» Given exercise:
Make an exact transcription of the material, leaving out all images.
────
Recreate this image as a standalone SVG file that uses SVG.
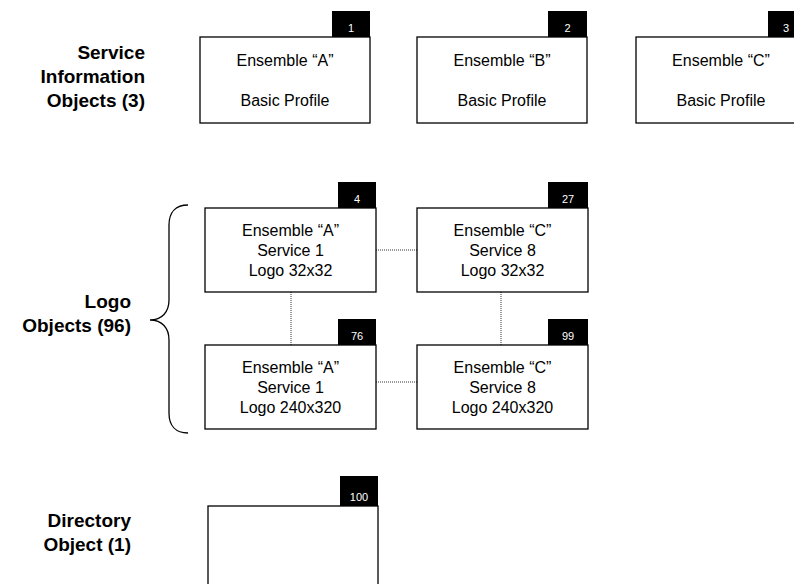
<svg xmlns="http://www.w3.org/2000/svg" width="794" height="584" viewBox="0 0 794 584">
<style>
.lbl{font-family:"Liberation Sans",Arial,sans-serif;font-weight:bold;font-size:19px;fill:#000;text-anchor:end}
.txt{font-family:"Liberation Sans",Arial,sans-serif;font-size:16px;fill:#000;text-anchor:middle}
.num{font-family:"Liberation Sans",Arial,sans-serif;font-size:11px;fill:#fff;text-anchor:middle}
.box{fill:#fff;stroke:#000;stroke-width:1.3}
.tag{fill:#000}
.dot{stroke:#333;stroke-width:1;stroke-dasharray:1 1;fill:none}
</style>
<rect width="794" height="584" fill="#fff"/>
<g id="labels">
<text class="lbl" x="145" y="59">Service</text>
<text class="lbl" x="145" y="83">Information</text>
<text class="lbl" x="145" y="107">Objects (3)</text>
<text class="lbl" x="131" y="308">Logo</text>
<text class="lbl" x="131" y="332">Objects (96)</text>
<text class="lbl" x="131" y="527">Directory</text>
<text class="lbl" x="131" y="551">Object (1)</text>
</g>
<g id="brace">
<path d="M188,205 C176,205 169,212 169,225 L169,300 C169,312 162,320 150,320 C162,320 169,328 169,340 L169,413 C169,426 176,433 188,433" fill="none" stroke="#000" stroke-width="1.3"/>
</g>
<g id="connectors">
<line class="dot" x1="376" y1="250" x2="417" y2="250"/>
<line class="dot" x1="376" y1="382" x2="417" y2="382"/>
<line class="dot" x1="291" y1="292" x2="291" y2="345"/>
<line class="dot" x1="501" y1="292" x2="501" y2="345"/>
</g>
<g id="obj1">
<rect class="tag" x="332" y="11" width="38" height="26"/>
<text class="num" x="351" y="32">1</text>
<rect class="box" x="200" y="37" width="170" height="86"/>
<text class="txt" x="285" y="66">Ensemble “A”</text>
<text class="txt" x="285" y="106">Basic Profile</text>
</g>
<g id="obj2">
<rect class="tag" x="548" y="11" width="39" height="26"/>
<text class="num" x="567.5" y="32">2</text>
<rect class="box" x="417" y="37" width="170" height="86"/>
<text class="txt" x="502" y="66">Ensemble “B”</text>
<text class="txt" x="502" y="106">Basic Profile</text>
</g>
<g id="obj3">
<rect class="tag" x="768" y="11" width="39" height="26"/>
<text class="num" x="786" y="32">3</text>
<rect class="box" x="636" y="37" width="170" height="86"/>
<text class="txt" x="721" y="66">Ensemble “C”</text>
<text class="txt" x="721" y="106">Basic Profile</text>
</g>
<g id="obj4">
<rect class="tag" x="338" y="182" width="38" height="26"/>
<text class="num" x="357" y="203">4</text>
<rect class="box" x="205" y="208" width="171" height="84"/>
<text class="txt" x="290.5" y="236">Ensemble “A”</text>
<text class="txt" x="290.5" y="256">Service 1</text>
<text class="txt" x="290.5" y="276">Logo 32x32</text>
</g>
<g id="obj27">
<rect class="tag" x="548" y="182" width="40" height="26"/>
<text class="num" x="568" y="203">27</text>
<rect class="box" x="417" y="208" width="171" height="84"/>
<text class="txt" x="502.5" y="236">Ensemble “C”</text>
<text class="txt" x="502.5" y="256">Service 8</text>
<text class="txt" x="502.5" y="276">Logo 32x32</text>
</g>
<g id="obj76">
<rect class="tag" x="338" y="319" width="38" height="26"/>
<text class="num" x="357" y="340">76</text>
<rect class="box" x="205" y="345" width="171" height="84"/>
<text class="txt" x="290.5" y="373">Ensemble “A”</text>
<text class="txt" x="290.5" y="393">Service 1</text>
<text class="txt" x="290.5" y="413">Logo 240x320</text>
</g>
<g id="obj99">
<rect class="tag" x="548" y="319" width="40" height="26"/>
<text class="num" x="568" y="340">99</text>
<rect class="box" x="417" y="345" width="171" height="84"/>
<text class="txt" x="502.5" y="373">Ensemble “C”</text>
<text class="txt" x="502.5" y="393">Service 8</text>
<text class="txt" x="502.5" y="413">Logo 240x320</text>
</g>
<g id="obj100">
<rect class="tag" x="340" y="476" width="38" height="30"/>
<text class="num" x="359" y="501">100</text>
<rect class="box" x="208" y="506" width="170" height="90"/>
</g>
</svg>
────
» The response:
Recreate this image as a standalone SVG file that uses SVG.
<svg xmlns="http://www.w3.org/2000/svg" width="794" height="584" viewBox="0 0 794 584">
<style>
.lbl{font-family:"Liberation Sans",Arial,sans-serif;font-weight:bold;font-size:19px;fill:#000;text-anchor:end}
.txt{font-family:"Liberation Sans",Arial,sans-serif;font-size:16px;fill:#000;text-anchor:middle}
.num{font-family:"Liberation Sans",Arial,sans-serif;font-size:11px;fill:#fff;text-anchor:middle}
.box{fill:#fff;stroke:#000;stroke-width:1.3}
.tag{fill:#000}
.dot{stroke:#333;stroke-width:1;stroke-dasharray:1 1;fill:none}
</style>
<rect width="794" height="584" fill="#fff"/>
<g id="labels">
<text class="lbl" x="145" y="59">Service</text>
<text class="lbl" x="145" y="83">Information</text>
<text class="lbl" x="145" y="107">Objects (3)</text>
<text class="lbl" x="131" y="308">Logo</text>
<text class="lbl" x="131" y="332">Objects (96)</text>
<text class="lbl" x="131" y="527">Directory</text>
<text class="lbl" x="131" y="551">Object (1)</text>
</g>
<g id="brace">
<path d="M188,205 C176,205 169,212 169,225 L169,300 C169,312 162,320 150,320 C162,320 169,328 169,340 L169,413 C169,426 176,433 188,433" fill="none" stroke="#000" stroke-width="1.3"/>
</g>
<g id="connectors">
<line class="dot" x1="376" y1="250" x2="417" y2="250"/>
<line class="dot" x1="376" y1="382" x2="417" y2="382"/>
<line class="dot" x1="291" y1="292" x2="291" y2="345"/>
<line class="dot" x1="501" y1="292" x2="501" y2="345"/>
</g>
<g id="obj1">
<rect class="tag" x="332" y="11" width="38" height="26"/>
<text class="num" x="351" y="32">1</text>
<rect class="box" x="200" y="37" width="170" height="86"/>
<text class="txt" x="285" y="66">Ensemble “A”</text>
<text class="txt" x="285" y="106">Basic Profile</text>
</g>
<g id="obj2">
<rect class="tag" x="548" y="11" width="39" height="26"/>
<text class="num" x="567.5" y="32">2</text>
<rect class="box" x="417" y="37" width="170" height="86"/>
<text class="txt" x="502" y="66">Ensemble “B”</text>
<text class="txt" x="502" y="106">Basic Profile</text>
</g>
<g id="obj3">
<rect class="tag" x="768" y="11" width="39" height="26"/>
<text class="num" x="786" y="32">3</text>
<rect class="box" x="636" y="37" width="170" height="86"/>
<text class="txt" x="721" y="66">Ensemble “C”</text>
<text class="txt" x="721" y="106">Basic Profile</text>
</g>
<g id="obj4">
<rect class="tag" x="338" y="182" width="38" height="26"/>
<text class="num" x="357" y="203">4</text>
<rect class="box" x="205" y="208" width="171" height="84"/>
<text class="txt" x="290.5" y="236">Ensemble “A”</text>
<text class="txt" x="290.5" y="256">Service 1</text>
<text class="txt" x="290.5" y="276">Logo 32x32</text>
</g>
<g id="obj27">
<rect class="tag" x="548" y="182" width="40" height="26"/>
<text class="num" x="568" y="203">27</text>
<rect class="box" x="417" y="208" width="171" height="84"/>
<text class="txt" x="502.5" y="236">Ensemble “C”</text>
<text class="txt" x="502.5" y="256">Service 8</text>
<text class="txt" x="502.5" y="276">Logo 32x32</text>
</g>
<g id="obj76">
<rect class="tag" x="338" y="319" width="38" height="26"/>
<text class="num" x="357" y="340">76</text>
<rect class="box" x="205" y="345" width="171" height="84"/>
<text class="txt" x="290.5" y="373">Ensemble “A”</text>
<text class="txt" x="290.5" y="393">Service 1</text>
<text class="txt" x="290.5" y="413">Logo 240x320</text>
</g>
<g id="obj99">
<rect class="tag" x="548" y="319" width="40" height="26"/>
<text class="num" x="568" y="340">99</text>
<rect class="box" x="417" y="345" width="171" height="84"/>
<text class="txt" x="502.5" y="373">Ensemble “C”</text>
<text class="txt" x="502.5" y="393">Service 8</text>
<text class="txt" x="502.5" y="413">Logo 240x320</text>
</g>
<g id="obj100">
<rect class="tag" x="340" y="476" width="38" height="30"/>
<text class="num" x="359" y="501">100</text>
<rect class="box" x="208" y="506" width="170" height="90"/>
</g>
</svg>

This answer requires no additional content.